Особенно сильно в рецензии звучит фраза «снимает ответственность с власти» — вот уж роль, на которую автор книги не мог претендовать даже в своих самых смелых фантазиях. Да и все, что касается взаимоотношений советской власти и художников, изложено достаточно полно и без индульгенций, но и без умолчания о ее алогичности и непоследовательности, что, похоже, впервые четко изложено как парадоксы художественной жизни рассматриваемого периода и что, очевидно, так раздражает некоторых специалистов и неспециалистов. Очевидно, в любом отсутствии полного отрицания хоть какой-то конструктивности в общественной и, в частности, художественной жизни 1930-х — 1960-х годов видится прямая реабилитация советской идеологии.


«“Художники Московского союза стали основной движущей силой советского искусства”, — заявляет автор от первого лица», — пишет Отдельнова. Интересно, что бы могла противопоставить этому постулату автор рецензии?


Однако цель работы иная и связана с попыткой дать возможно полную картину художественного процесса в эту эпоху. И восстановленный по использованным материалам (часть из которых должна лежать на поверхности для специалистов) процесс оказывается не совпадающим с замифологизированным взглядом и открывающим полноценное участие так называемых формалистов во всех значимых выставках, в том числе зарубежных, наряду с представителями формирующегося соцреализма. Разумеется, это противостоит расхожим представлениям о разгуле тоталитарного искусства и гибели блистательного авангарда. Этот материал — реальный повод для размышлений, и в этом хотелось бы видеть разумную реакцию общественности как часть общего отношения к отечественной истории.

«“Художники Московского союза стали основной движущей силой советского искусства”, — заявляет автор от первого лица (с. 253)», — пишет Отдельнова. Интересно, что бы могла противопоставить этому постулату автор рецензии?

Пожалуй, скажу больше. Наше искусство середины XX века вовсе не исчерпывается несколькими десятками имен, относящихся к разным лагерям по своим художественным принципам, известных по музейным экспозициям и искусствоведческим работам. Тем более его невозможно ограничивать одним парадным соцреализмом. Из содержания многих изданий последних лет можно сделать вывод, что в последние годы проводятся настоящие раскопки былого полного корпуса советского изобразительного искусства. И даже если то, что имеется на поверхности, представляет яркое, уникальное, разнообразное явление, то возможная восстановленная полная картина покажет всю мощь художественного потенциала нашей страны в один из периодов ее развития.

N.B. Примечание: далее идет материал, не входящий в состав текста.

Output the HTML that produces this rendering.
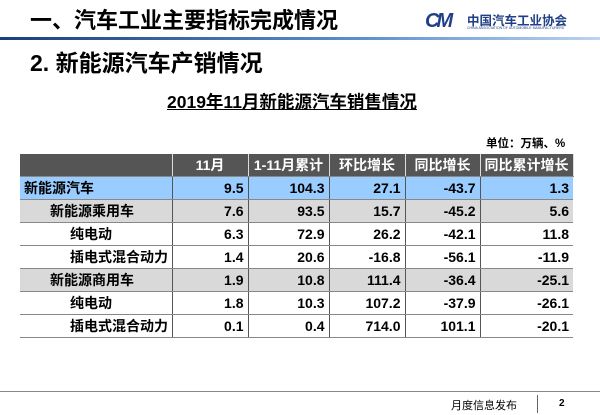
<!DOCTYPE html>
<html><head><meta charset="utf-8"><style>
body{margin:0;width:600px;height:415px;background:#fff;position:relative;overflow:hidden;font-family:"Liberation Sans","Noto Sans CJK SC",sans-serif;font-weight:bold;color:#000}
.a{position:absolute;white-space:nowrap}
table{position:absolute;left:20px;top:154px;border-collapse:collapse;font-size:14px;table-layout:fixed;width:553px}
td{height:23px;padding:0 4px;text-align:right;border-right:1px solid #555;border-bottom:1.5px solid #888;box-sizing:border-box;white-space:nowrap;overflow:visible}
td:last-child{border-right:none}
tr.h td{background:#555;color:#fff;text-align:center;border-right:1px solid #ddd;height:22px;padding:0}
tr.b td{background:#99ccff}
tr.g td{background:#d9d9d9}
td.n{text-align:left}
</style></head><body>
<div class="a" style="left:30px;top:3px;font-size:22px">一、汽车工业主要指标完成情况</div>
<div class="a" style="left:0;top:37px;width:600px;height:3px;background:linear-gradient(90deg,#1a3f7a,#5b8fd0 60%,#bcd4ef)"></div>
<div class="a" style="left:425px;top:12px;width:36px;height:18px;font-size:20px;color:#1f3f86;font-style:italic;letter-spacing:-3px;line-height:18px">CM</div>
<div class="a" style="left:467px;top:10px;font-size:12.5px;color:#1f3f86">中国汽车工业协会</div>
<div class="a" style="left:467px;top:26px;font-size:3.5px;color:#1f3f86;font-weight:normal">CHINA ASSOCIATION OF AUTOMOBILE MANUFACTURERS</div>
<div class="a" style="left:30px;top:44px;font-size:23px">2. 新能源汽车产销情况</div>
<div class="a" style="left:167px;top:89px;font-size:17.5px;text-decoration:underline">2019年11月新能源汽车销售情况</div>
<div class="a" style="left:486px;top:135px;font-size:11.5px">单位：万辆、%</div>
<table>
<colgroup><col style="width:152px"><col style="width:76px"><col style="width:81px"><col style="width:76px"><col style="width:75px"><col style="width:93px"></colgroup>
<tr class="h"><td></td><td>11月</td><td>1-11月累计</td><td>环比增长</td><td>同比增长</td><td>同比累计增长</td></tr>
<tr class="b"><td class="n">新能源汽车</td><td>9.5</td><td>104.3</td><td>27.1</td><td>-43.7</td><td>1.3</td></tr>
<tr class="g"><td class="n" style="padding-left:30px">新能源乘用车</td><td>7.6</td><td>93.5</td><td>15.7</td><td>-45.2</td><td>5.6</td></tr>
<tr><td class="n" style="padding-left:50px">纯电动</td><td>6.3</td><td>72.9</td><td>26.2</td><td>-42.1</td><td>11.8</td></tr>
<tr><td class="n" style="padding-left:50px">插电式混合动力</td><td>1.4</td><td>20.6</td><td>-16.8</td><td>-56.1</td><td>-11.9</td></tr>
<tr class="g"><td class="n" style="padding-left:30px">新能源商用车</td><td>1.9</td><td>10.8</td><td>111.4</td><td>-36.4</td><td>-25.1</td></tr>
<tr><td class="n" style="padding-left:50px">纯电动</td><td>1.8</td><td>10.3</td><td>107.2</td><td>-37.9</td><td>-26.1</td></tr>
<tr><td class="n" style="padding-left:50px">插电式混合动力</td><td>0.1</td><td>0.4</td><td>714.0</td><td>101.1</td><td>-20.1</td></tr>
</table>
<div class="a" style="left:0;top:391px;width:600px;height:1px;background:#888"></div>
<div class="a" style="left:451px;top:397px;font-size:11px;font-weight:normal">月度信息发布</div>
<div class="a" style="left:537px;top:395px;width:1px;height:18px;background:#666"></div>
<div class="a" style="left:559px;top:398px;font-size:10px">2</div>
</body></html>
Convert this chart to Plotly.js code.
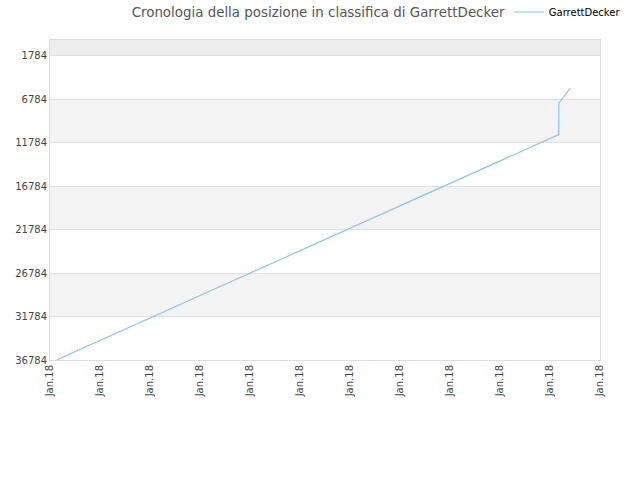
<!DOCTYPE html>
<html>
<head>
<meta charset="utf-8">
<script src="https://cdn.plot.ly/plotly-3.0.1.min.js"></script>
<style>
  body { margin: 0; background: #fff; }
  #chart { width: 640px; height: 480px; }
</style>
</head>
<body>
<div id="chart"></div>
<script>
// Data
var player = 'GarrettDecker';
var times = [
  '2018-01-01 03:22', '2018-01-11 04:10', '2018-01-11 04:11', '2018-01-11 04:12',
  '2018-01-11 04:13', '2018-01-11 04:14', '2018-01-11 04:15', '2018-01-11 05:08',
  '2018-01-11 07:12', '2018-01-11 09:36'
];
var ranks = [36750, 10880, 10100, 9200, 8400, 7700, 7250, 6990, 6330, 5560];
var rank_ticks = [1784, 6784, 11784, 16784, 21784, 26784, 31784, 36784];
var x_ticks = [
  '2018-01-01', '2018-01-02', '2018-01-03', '2018-01-04', '2018-01-05', '2018-01-06',
  '2018-01-07', '2018-01-08', '2018-01-09', '2018-01-10', '2018-01-11', '2018-01-12'
];

// Background bands between ticks
function draw_bands(ticks) {
  var shapes = [];
  shapes.push({
    type: 'rect', xref: 'paper', yref: 'y',
    x0: 0, x1: 1, y0: 0, y1: ticks[0],
    fillcolor: '#eeeeee', line: {width: 0}, layer: 'below'
  });
  for (let i = 1; i < ticks.length - 1; i += 2) {
    shapes.push({
      type: 'rect', xref: 'paper', yref: 'y',
      x0: 0, x1: 1, y0: ticks[i], y1: ticks[i + 1],
      fillcolor: '#f3f3f3', line: {width: 0}, layer: 'below'
    });
  }
  return shapes;
}

var trace1 = {
  x: times,
  y: ranks,
  name: player,
  type: 'scatter',
  mode: 'lines',
  line: {color: '#8cc0f5', width: 1.2},
  hoverinfo: 'x+y',
};

var layout = {
  width: 640,
  height: 480,
  margin: {l: 50, r: 40, t: 40, b: 120, autoexpand: false},
  paper_bgcolor: '#ffffff',
  plot_bgcolor: '#ffffff',
  font: {family: 'DejaVu Sans, sans-serif', size: 10, color: '#444'},
  title: {
    text: 'Cronologia della posizione in classifica di ' + player,
    font: {size: 13.4, color: '#555'},
    x: 0.497, xanchor: 'center', y: 0.975, yanchor: 'middle'
  },
  showlegend: true,
  legend: {
    xref: 'container', yref: 'container',
    x: 0.795, y: 0.975, xanchor: 'left', yanchor: 'middle',
    font: {size: 10, color: '#000'},
    bgcolor: 'rgba(0,0,0,0)'
  },
  shapes: draw_bands(rank_ticks),
  yaxis: {
    range: [36784, 0],
    tickmode: 'array',
    tickvals: rank_ticks,
    ticktext: rank_ticks.map(String),
    showgrid: true,
    gridcolor: '#e0e0e0',
    zeroline: false,
    showline: true,
    linecolor: '#dddddd',
    mirror: true,
    ticks: '',
    ticklen: 0,
    tickfont: {size: 10, color: '#444'},
    fixedrange: true,
  },
  xaxis: {
    type: 'date',
    range: [x_ticks[0], x_ticks[x_ticks.length - 1]],
    tickmode: 'array',
    tickvals: x_ticks,
    ticktext: x_ticks.map(function () { return 'Jan.18'; }),
    tickangle: -90,
    showgrid: false,
    zeroline: false,
    showline: true,
    linecolor: '#dddddd',
    mirror: true,
    ticks: '',
    tickfont: {size: 10, color: '#444'},
    fixedrange: true,
  },
};

var config = {displayModeBar: false, responsive: false};
Plotly.newPlot('chart', [trace1], layout, config);
</script>
</body>
</html>
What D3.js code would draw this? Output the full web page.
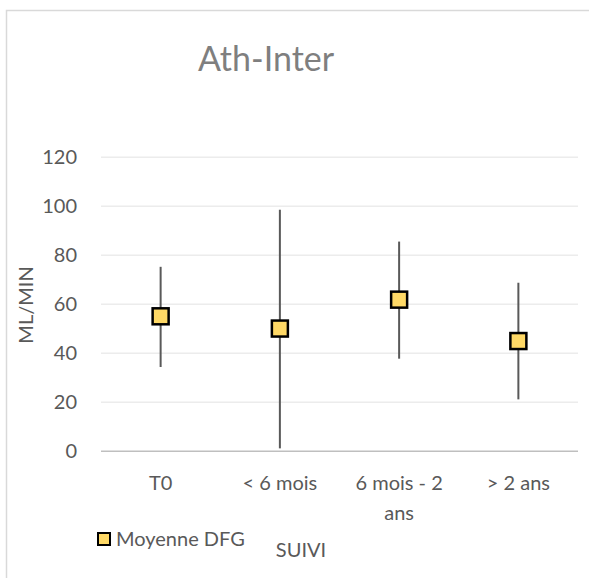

Что касается фразы о «растерянности перед советским наследием и неспособности его критически осмыслить», скорее всего, это относится к позиции редактора раздела «Искусство» сайта COLTA.RU Н. Плунгян. Возможно, в этом заявлении есть даже некоторая потенциальная точка профессионального роста — в том смысле, что, вероятно, и редактору, и автору рецензии представляется все не так однозначно в советском искусстве, как это принимается в части научного сообщества, отрицающей ценность советского художественного наследия, что, возможно, отразится в их собственных работах в будущем. Искренне желаю удачи этим молодым ученым.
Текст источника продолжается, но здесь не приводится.